Keepers are permitted to be treated on the field so we allow more time as a team cannot continue without a keeper whereas a player injured can be lifted off the FOP and then treated, it does not affect the teams ability to keep playing. That said at some point the referee is going to want to know if the keeper can continue rather than be replaced? If it turns out to be a substitution per LOTG or an on field player switching into the keeper position the referee will note the particulars in his report and restart accordingly. . The duration of the delay will not affect the remainder of the match although it could set up other reasons to abandon of say diminishing light or perhaps the injury was traumatising to all concerned .

At the hometown field by the school we will only have on hand those in attendance and as close as the nearest medical aid is.

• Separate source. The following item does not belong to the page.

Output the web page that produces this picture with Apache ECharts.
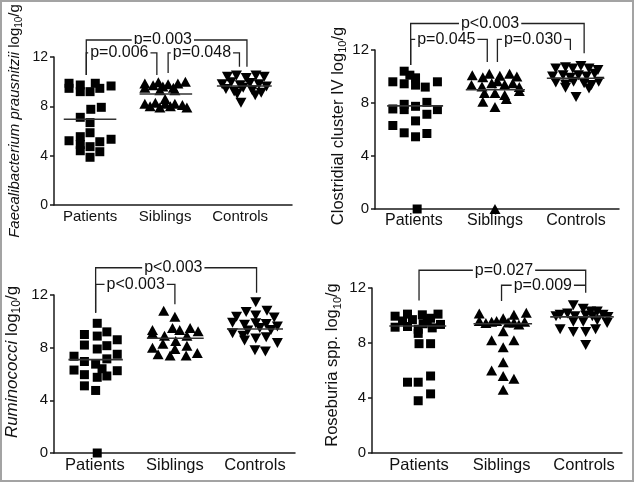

Unless the referee themselves is a trained doctor or EMT or immediate first aid is required to save the life of a downed player we generally call in the supervisory staff of the teams involved. I have on occasion shouted out for those on the touchline to immediately contact 911 for medical evacuation of an obviously seriously injured player. On one occasion I recall a Star's medical transport helicopter was brought onto the field for a non breathing patient being given CPR /mouth to mouth. I have carried off injured players in my arms, a young woman blew her Achilles tendon, actually heard it pop, sigh I carried her off the field cradled in my arms and placed her gently into a waiting car to transport her to the hospital using her team mates and the opposing players to ensure her foot was supported. As an EMT and trained in first aid I have on occasion been the most qualified to render TEMPORARY aid.

The important part is not to interfere with those more skilled than you but if there are none be sure you start the process to get that player the attention they need in the most practical and safest way possible.

We generally stop time. Look to see help is available. Wave them in! Ensure the player is not arbitrarily moved until a medical opinion is offered by those in charge. Prevent the interference of help arriving by moving the teams away from the treatment area.

I had one coach try to drag his player off the pitch while he was unconscious, needless to say that was not going to occur. Yet in another incident where it looked as if the player had perhaps broken or twisted an ankle I was not against sliding a board under him, secure the leg to get him off the field waiting for the ambulance, so the tournament match could get underway. The key was the cooperation of the player being able to control his own movements. Be wary of those wanting to move players that have no real grasp of the problems. Note too recent medical evidence that states concussive issues are playing a huge role in long term injury studies. I HOPE the bylaws in local associations will reflect the inadvisability of continuing to play if knocked unconscious or has received head trauma of a serious nature.

It is hard to fault local first aid people being deathly afraid to move an injured player for fear of medical malpractice or litigation or just worried the injury could be aggravated. Sometimes you have to wait till the ambulance gets there and possibly delay everything else until that time rather than abandon the match. I had one match where we had about 4 minutes left in the half and a player rolled his ankle likely tearing ligaments and possibly breaking but I rather doubted it only to have a mother first aider come in and sit with him refuse to let anyone move him off the field he was 20 feet from the touchline.

The match was delayed 55 minutes just waiting for an ambulance sigh . I did suggest we carefully remove the player but the reaction was not accepted well. So we used the wait time as half time and when the field was cleared we restarted the 4 minutes, ended the half but switched sides directly into the second half which both teams agreed to do! The problem in a tournament is games completed do matter and schedules are restricted! As referees though we have no voice in ordering others to be quick when it comes to the safety, only enforcing the options the LOTG offer to restart once the player is safely off the pitch.